From famous Olympian to prisoner of war
When fact is stranger than fiction – Damon Smith chooses true stories to watch this week
Unbroken
(15, 132 mins)
Streaming on Amazon Prime Video
Based on the book by Laura Hillenbrand, Unbroken documents the extraordinary true story of distance runner Louis Zamperini, who competed at the 1936 Olympic Games, survived a plane crash during the Second World War and then suffered at the hands of the Japanese in a POW camp.
Director Angelina Jolie’s admiration for her subject is evident in every gorgeously crafted frame of this life-affirming biopic, which is blessed with Roger Deakins’ stunning cinematography and an elegiac score from composer Alexandre Desplat.
Wince-inducing scenes of cruelty warrant the film’s 15 certificate, but the violence always serves the narrative and is never gratuitous.
Boy Erased (15, 110 mins)
Streaming on Netflix
In 2004, 19-year-old Baptist preacher’s son Garrard Conley
willingly entered a Love In Action facility in Tennessee to purge the homosexuality which put him at odds with his family’s religious zeal.

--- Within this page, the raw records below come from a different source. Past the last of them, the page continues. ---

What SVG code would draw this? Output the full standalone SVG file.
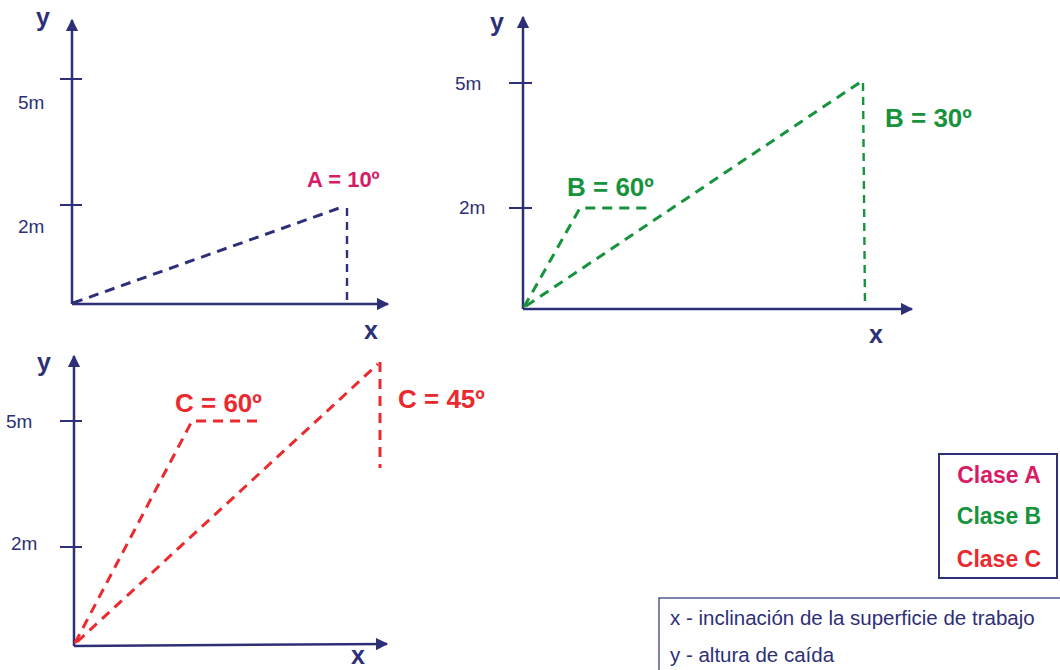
<svg xmlns="http://www.w3.org/2000/svg" width="1060" height="670" viewBox="0 0 1060 670">
<style>
.ax{stroke:#2e3077;stroke-width:2.5;fill:none}
.tk{stroke:#2e3077;stroke-width:2;fill:none}
.dA{stroke:#2e3077;stroke-width:3;stroke-dasharray:10 7;fill:none}
.dB{stroke:#16933c;stroke-width:3;stroke-dasharray:10 7;fill:none}
.dC{stroke:#ea2a2e;stroke-width:3;stroke-dasharray:10 7;fill:none}
.v{stroke-width:2.4;stroke-dasharray:8 6}
.lab{font-family:"Liberation Sans",Arial,sans-serif;font-size:19px;fill:#2e3077}
.axl{font-family:"Liberation Sans",Arial,sans-serif;font-size:25px;font-weight:bold;fill:#2e3077}
.ang{font-family:"Liberation Sans",Arial,sans-serif;font-size:26px;font-weight:bold}
.cl{font-family:"Liberation Sans",Arial,sans-serif;font-size:23px;font-weight:bold;text-anchor:middle}
.note{font-family:"Liberation Sans",Arial,sans-serif;font-size:20.5px;fill:#2e3077}
</style>
<defs>
<marker id="arr" viewBox="0 0 10 10" refX="9" refY="5" markerWidth="5" markerHeight="5" orient="auto" markerUnits="strokeWidth">
<path d="M0,0 L10,5 L0,10 Z" fill="#2e3077"/>
</marker>
</defs>
<rect width="1060" height="670" fill="#ffffff"/>

<g id="panelA">
<line class="ax" x1="72" y1="304" x2="72" y2="20" marker-end="url(#arr)"/>
<line class="ax" x1="72" y1="304" x2="388" y2="304" marker-end="url(#arr)"/>
<line class="tk" x1="60" y1="79" x2="82" y2="79"/>
<line class="tk" x1="60" y1="205" x2="82" y2="205"/>
<text class="axl" x="36" y="26">y</text>
<text class="axl" x="364" y="339">x</text>
<text class="lab" x="18" y="109">5m</text>
<text class="lab" x="18" y="233">2m</text>
<path class="dA" d="M73,303 L345,206"/>
<path class="dA v" d="M347,208 L347,303"/>
<text class="ang" x="307" y="187" fill="#d81b65" style="font-size:22px">A = 10º</text>
</g>

<g id="panelB">
<line class="ax" x1="523" y1="309" x2="523" y2="17" marker-end="url(#arr)"/>
<line class="ax" x1="523" y1="309" x2="912" y2="309" marker-end="url(#arr)"/>
<line class="tk" x1="509" y1="83" x2="532" y2="83"/>
<line class="tk" x1="509" y1="208" x2="532" y2="208"/>
<text class="axl" x="490" y="31">y</text>
<text class="axl" x="869" y="343">x</text>
<text class="lab" x="455" y="90">5m</text>
<text class="lab" x="459" y="214">2m</text>
<path class="dB" d="M524,307 L580,208 L653,208"/>
<path class="dB" d="M526,306 L862,81"/>
<path class="dB v" d="M863,83 L865,306"/>
<text class="ang" x="567" y="196" fill="#16933c">B = 60º</text>
<text class="ang" x="885" y="127" fill="#16933c">B = 30º</text>
</g>

<g id="panelC">
<line class="ax" x1="74" y1="646" x2="74" y2="356" marker-end="url(#arr)"/>
<line class="ax" x1="74" y1="646" x2="387" y2="644" marker-end="url(#arr)"/>
<line class="tk" x1="60" y1="421" x2="82" y2="421"/>
<line class="tk" x1="60" y1="547" x2="82" y2="547"/>
<text class="axl" x="37" y="371">y</text>
<text class="axl" x="351" y="664">x</text>
<text class="lab" x="6" y="428">5m</text>
<text class="lab" x="11" y="550">2m</text>
<path class="dC" d="M75,643 L192,421 L262,421"/>
<path class="dC" d="M77,642 L378,364"/>
<path class="dC" d="M380,362 L380,468"/>
<text class="ang" x="175" y="412" fill="#ea2a2e">C = 60º</text>
<text class="ang" x="398" y="408" fill="#ea2a2e">C = 45º</text>
</g>

<g id="legend">
<rect x="939" y="454" width="118" height="124" fill="#ffffff" stroke="#2e3077" stroke-width="2"/>
<text class="cl" x="999" y="483" fill="#d81b65">Clase A</text>
<text class="cl" x="999" y="524" fill="#16933c">Clase B</text>
<text class="cl" x="999" y="567" fill="#ea2a2e">Clase C</text>
</g>

<g id="notes">
<rect x="659" y="598" width="405" height="80" fill="#ffffff" stroke="#2e3077" stroke-width="1.2"/>
<text class="note" x="670" y="625">x - inclinación de la superficie de trabajo</text>
<text class="note" x="670" y="662">y - altura de caída</text>
</g>
</svg>
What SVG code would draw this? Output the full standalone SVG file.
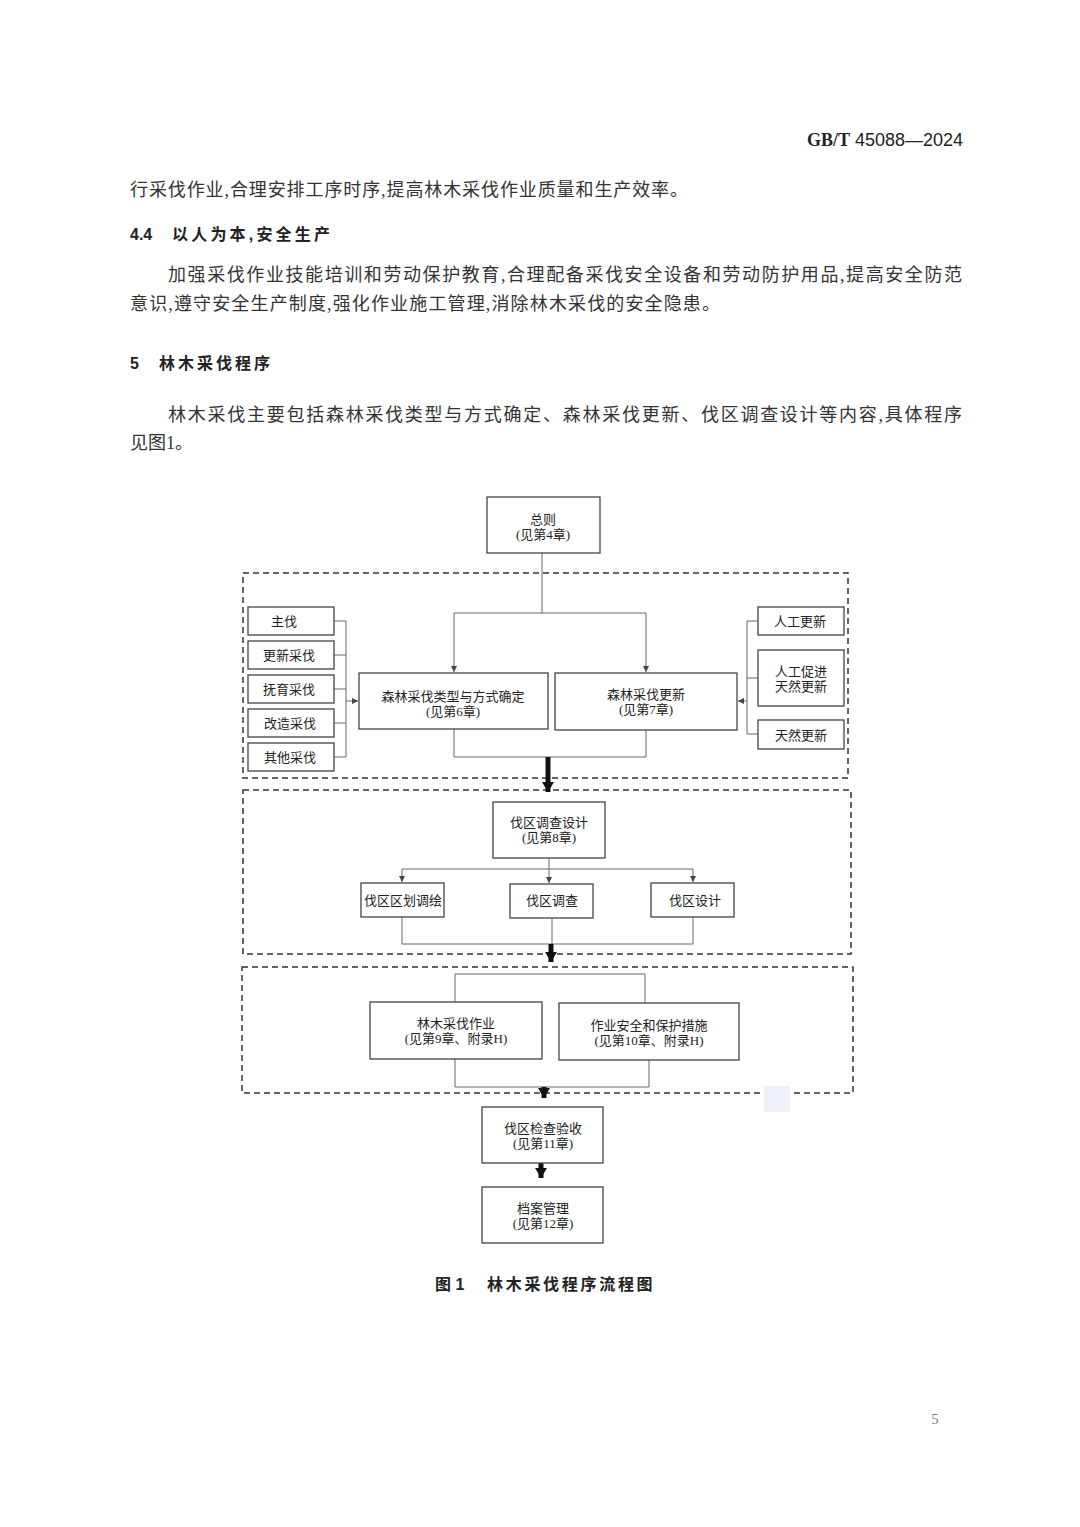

Conley’s nightmarish experiences of conversion therapy informed a best-selling memoir, Boy Erased.
Writer-director Joel Edgerton sensitively plunders this heartfelt text for a deeply moving and unsentimental dramatisation.
The film-maker casts himself as the pious counsellor in charge of malleable minds, who are encouraged to chant “I am using sexual sin and homosexuality to fill a God-shaped void in my life”.
Words cut to the bone and Lucas Hedges is heart-breaking as the teenage witness to controversial practices.
Dark Waters (12, 122 mins)
Streaming on Amazon Prime Video
A dogged fight for justice lasting more than 20 years exposes shady business practices and corporate greed in Dark Waters.
Inspired by a New York Times magazine article, director Todd Haynes’ slow-burning thriller details the ripple effect of a cover-up in 1970s West Virginia, where the man-made PFOA chemical used in the production of Teflon may have leaked into the water supply.
By the time the end credits roll and a title card reveals the shocking extent of the chemical spill, our hackles are raised and any traces of PFOA in our bloodstream boil over with indignation.